Sono 19 i detenuti di fede islamica radicalizzati e ristretti in apposite sezioni di alta sicurezza mentre circa 200 sono gli “attenzionati”. A diffondere i dati è Antigone, l’associazione che si batte per i diritti nelle carceri, che ha elaborato i numeri provenienti da fonti ufficiali del Ministero della Giustizia per effettuare una ricognizione sui culti religiosi professati dai detenuti e sui ministri di culto presenti nelle carceri. Il risultato dell’indagine è stato presentato durante il convegno “Diritti religiosi in carcere-una risposta razionale alla radicalizzazione”.

Degli oltre 50 mila detenuti 34.949 sono italiani mentre 17.526 si dividono tra 138 nazionalità diverse: i più numerosi sono i marocchini, seguiti da rumeni e albanesi. Di questi la maggior parte dichiara di essere cattolico (29.161) mentre 5.781 sono di fede islamica, tra cui 129 italiani. Il numero degli ortodossi ammonta invece a 2.223, 42 ebrei ai quali si affiancano poche decine di evangelici, buddhisti, hindu, testimoni di Geova e anglicani. Lo studio evidenzia poi che in ogni istituto penitenziario c’è una cappella con un cappellano cattolico ma i diritti religiosi dei detenuti non sono ancora garantiti allo stesso modo.

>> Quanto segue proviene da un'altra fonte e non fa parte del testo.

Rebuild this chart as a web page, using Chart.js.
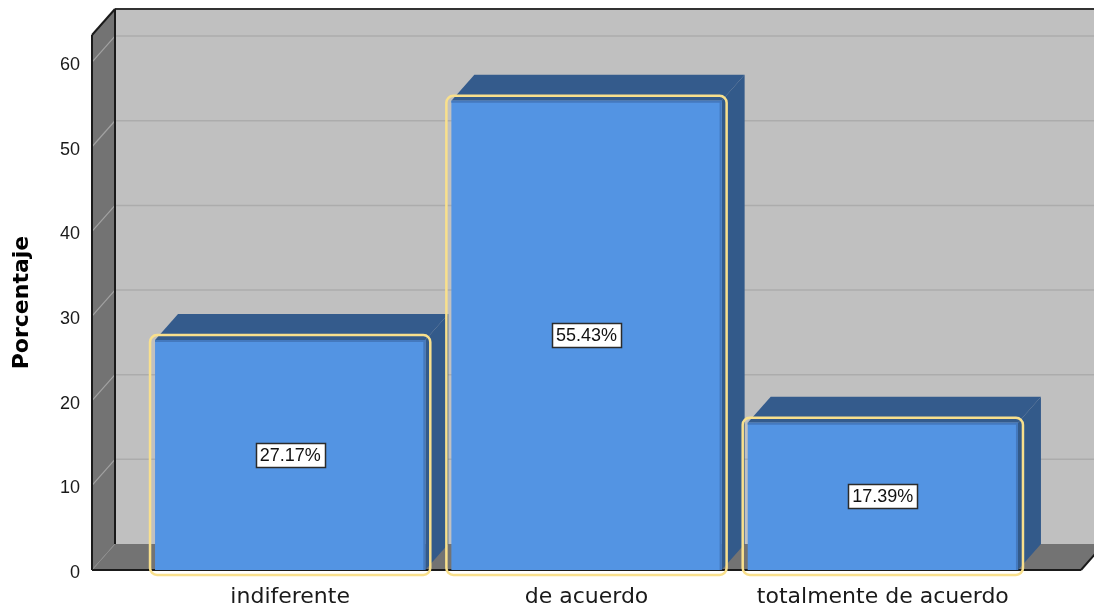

Per gli imam infatti, l’accesso alle carceri è difficile “per motivi di sicurezza” e per la mancanza di spazi ad hoc: a fronte di 411 cappellani cattolici autorizzati, sono solo 11 gli imam “certificati”. Dato ribaltato per quanto riguarda i testimoni di Geova: per appena 31 detenuti appartenenti al culto sono 492 i ministri volontari che visitano gli istituti ogni anno.

Per l’associazione “garantire questi diritti” è “una risposta democratica alla radicalizzazione” in particolare data la significativa presenza “di detenuti di fede islamica” che “giustifica l’indicazione di dar vita a luoghi di culto nei singoli istituti, oltre che prestare un’attenzione non formale alle regole di alimentazione“. Secondo il rapporto presentato resta però una grande eterogeneità nelle regole di accesso al carcere dei ministri delle diverse chiese: mentre il cappellano è presente per legge in tutte le carceri italiane e retribuito dallo Stato, ci sono i ministri delle altre confessioni che non hanno firmato intese, come l’Unione delle comunità islamiche (Ucoii), “per i quali, quando ci si riesce, si firmano protocolli ad hoc, che permettono ai ministri di entrare in carcere secondo ulteriori regole, come se fossero dei volontari” ha spiegato il presidente Patrizio Gonnella. A queste si affiancano poi le organizzazioni confessionali che hanno stipulato un’intesa con lo Stato (dalla Tavola Valdese, all’Unione delle Comunità Ebraiche, all’Unione Cristiana Evangelica Battista, fino al”Unione Buddista Italiana, per citarne alcune) grazie alla quale i ministri di culto possono entrare regolarmente nei penitenziari, “ma non sono retribuiti dallo Stato”.

Il Capo del Dipartimento di Amministrazione Penitenziaria, Santi Consolo, ha sottolineato che qualche passo nella giusta direzione è stato fatto: in base ad un protocollo con l’Ucoii, 52 istituti risultano ospitare luoghi di culto islamici ufficiali definibili come moschee, mentre in altri 132 istituti ci sono stanze utilizzate come luogo d’incontro con ministri islamici. Per la altre religioni invece non esistono luoghi di culto. Per Consolo bisogna adesso “creare le condizioni strutturali affinché i diritti vengano garantiti attraverso l’ingresso di ministri di culto e mediatori culturali” nelle carceri. Nella stessa direzione va la proposta di Antigone e cioè “che si arrivi a una norma sulla libertà religiosa, che dia a tutti pari dignità, affinché si possa professare liberamente la propria fede, si possa mangiare nel rispetto delle regole religiose, senza nessuna discriminazione”.